Friday, November 18, 2005
Jesse Jackson Charges Biff Was Black Stereotype; Zemeckis Racist
One problem with the movies, Jackson argued, was their interpretation of blacks: the main black characters being pot-smoking rock and rollers at the Enchantment Under the Sea dance. And as an additional slap in the face, writer/director Robert Zemeckis implies that black rock legend Chuck Berry in fact copied his revolutionary style from a 5'4" white 17-year old from the future. For shame, Robert.

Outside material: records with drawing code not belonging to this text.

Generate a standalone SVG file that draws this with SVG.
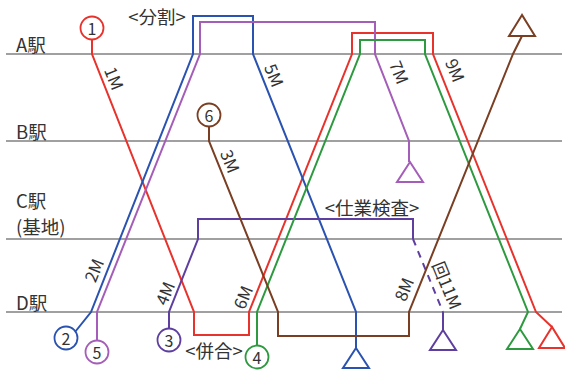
<svg xmlns="http://www.w3.org/2000/svg" width="565" height="374" viewBox="0 0 565 374">
<style>
text{font-family:"Noto Sans CJK JP","Noto Sans",sans-serif;fill:#333;}
.st{font-size:18.5px;}
.lb{font-size:17px;text-anchor:middle;dominant-baseline:central;}
.num{font-size:16px;text-anchor:middle;dominant-baseline:central;}
.grid{stroke:#808080;stroke-width:1.5;fill:none;}
.tr{fill:none;stroke-width:2;stroke-linejoin:miter;}
.circ{fill:#fff;stroke-width:1.8;}
.tri{fill:#fff;stroke-width:2;}
.red{stroke:#e8322c;} .blue{stroke:#2a52b0;} .lpur{stroke:#a45db8;} .dpur{stroke:#5e3fa0;} .green{stroke:#2e9a40;} .brown{stroke:#7a3e22;}
</style>
<rect width="565" height="374" fill="#fff"/>
<g id="stations">
<line class="grid" x1="6" y1="54" x2="562" y2="54"/>
<line class="grid" x1="6" y1="141" x2="562" y2="141"/>
<line class="grid" x1="6" y1="239" x2="562" y2="239"/>
<line class="grid" x1="6" y1="312" x2="562" y2="312"/>
<text class="st" x="16" y="52">A駅</text>
<text class="st" x="16" y="139">B駅</text>
<text class="st" x="16" y="208">C駅</text>
<text class="st" x="16" y="234">(基地)</text>
<text class="st" x="16" y="310">D駅</text>
</g>
<g id="connectors">
<path id="train1" class="tr red" d="M92,40 V54 L194,312 V335 H249 V312 L352,54 V33 H433 V54 L536,312 L552,327"/>
<path id="train2" class="tr blue" d="M75,332 L91,312 L193,54 V16 H253 V54 L356,312 V348"/>
<path id="train5" class="tr lpur" d="M97,340 V312 L200,54 V22 H375 V54 L409,141 V162"/>
<path id="train3" class="tr dpur" d="M169,328 V312 L198,239 V219 H413 V239"/>
<path id="train3b" class="tr dpur" d="M413,239 L443,312" stroke-dasharray="7,6"/>
<path id="train3c" class="tr dpur" d="M443,312 V330"/>
<path id="train4" class="tr green" d="M257,345 V312 L360,54 V40 H425 V54 L528,312 L520,329"/>
<path id="train6" class="tr brown" d="M209,126 V141 L278,312 V336 H409 V312 L513,54 L522,36"/>
</g>
<g id="n1"><circle class="circ red" cx="92" cy="28" r="11.5"/><text class="num" x="92" y="28">1</text></g>
<g id="n2"><circle class="circ blue" cx="66" cy="338" r="11.5"/><text class="num" x="66" y="338">2</text></g>
<g id="n3"><circle class="circ dpur" cx="169" cy="340" r="11.5"/><text class="num" x="169" y="340">3</text></g>
<g id="n4"><circle class="circ green" cx="257" cy="357" r="11.5"/><text class="num" x="257" y="357">4</text></g>
<g id="n5"><circle class="circ lpur" cx="97" cy="352" r="11.5"/><text class="num" x="97" y="352">5</text></g>
<g id="n6"><circle class="circ brown" cx="209" cy="115" r="11.5"/><text class="num" x="209" y="115">6</text></g>
<g id="t2"><polygon class="tri blue" points="356,348 343,368 369,368"/></g>
<g id="t5"><polygon class="tri lpur" points="410,162 397,182 423,182"/></g>
<g id="t3"><polygon class="tri dpur" points="443,330 430,350 456,350"/></g>
<g id="t4"><polygon class="tri green" points="520,329 507,349 533,349"/></g>
<g id="t1"><polygon class="tri red" points="552,327 539,348 565,348"/></g>
<g id="t6"><polygon class="tri brown" points="522,15 509,36 535,36"/></g>
<g id="labels">
<text class="lb" transform="translate(115,78) rotate(68)">1M</text>
<text class="lb" transform="translate(275,75) rotate(68)">5M</text>
<text class="lb" transform="translate(400,72) rotate(68)">7M</text>
<text class="lb" transform="translate(456,70) rotate(68)">9M</text>
<text class="lb" transform="translate(231,161) rotate(68)">3M</text>
<text class="lb" transform="translate(93,270) rotate(-68)">2M</text>
<text class="lb" transform="translate(164,293) rotate(-68)">4M</text>
<text class="lb" transform="translate(242,297) rotate(-68)">6M</text>
<text class="lb" transform="translate(403,289) rotate(-68)">8M</text>
<text class="lb" transform="translate(448,285) rotate(68)">回11M</text>
<text class="st" x="157" y="24" text-anchor="middle">&lt;分割&gt;</text>
<text class="st" x="372" y="215" text-anchor="middle">&lt;仕業検査&gt;</text>
<text class="st" x="214" y="358" text-anchor="middle">&lt;併合&gt;</text>
</g>
</svg>
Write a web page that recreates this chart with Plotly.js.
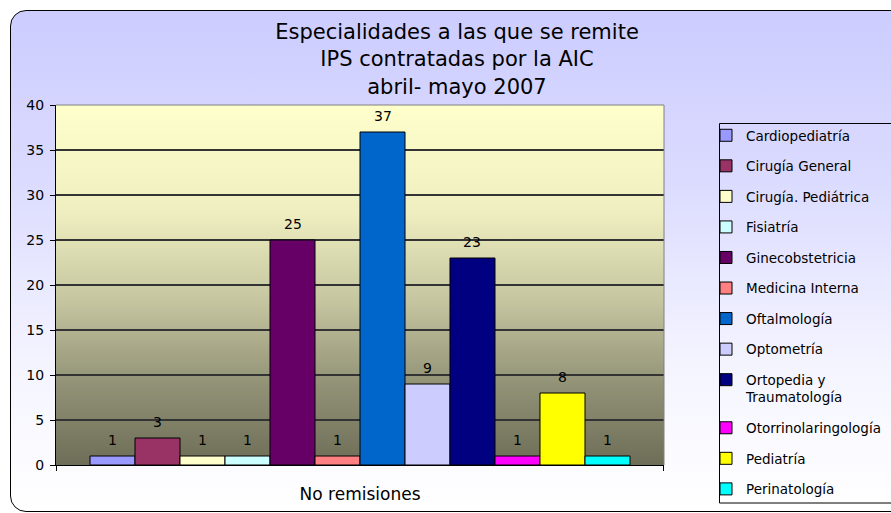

Also in question is what should be derived from the character of Biff. Isn't Biff, argued Jackson, a metaphor for the white Southerner's black stereotype? Power-hungry, moronic, poor English skills, greedy, athletic, misogynic, poor family structure. Alternate reality Biffs are no better: he is a corrupt gangster and gambler in the hellish 1985 portrayed in BTTF II, and in the "everything is fixed" 1985 at the end of BTTF I and III, Biff is a fucking slave!
"It may be difficult for white people to understand given Biff's fair complexion, but is there any doubt of the symbolism portrayed in suggesting the best place for Biff was in slavery?" thundered Jackson in an unpublished copy of his draft obtained by The Ancient Axe. "I mean Jesus Christ, can anyone seriously question the fact that Biff is a slave in the optimal 1985 Marty creates? What the hell is he doing at their house washing and waxing Marty's truck for free wearing that ridiculous sweatsuit? Are we to feel good about George McFly's new role as a slave owner? I say we are not, and I hereby declare this movie racist and unsavory."
Actor Thomas F. Wilson, who portrayed Biff in the films, did not return my constant phone calls for comment.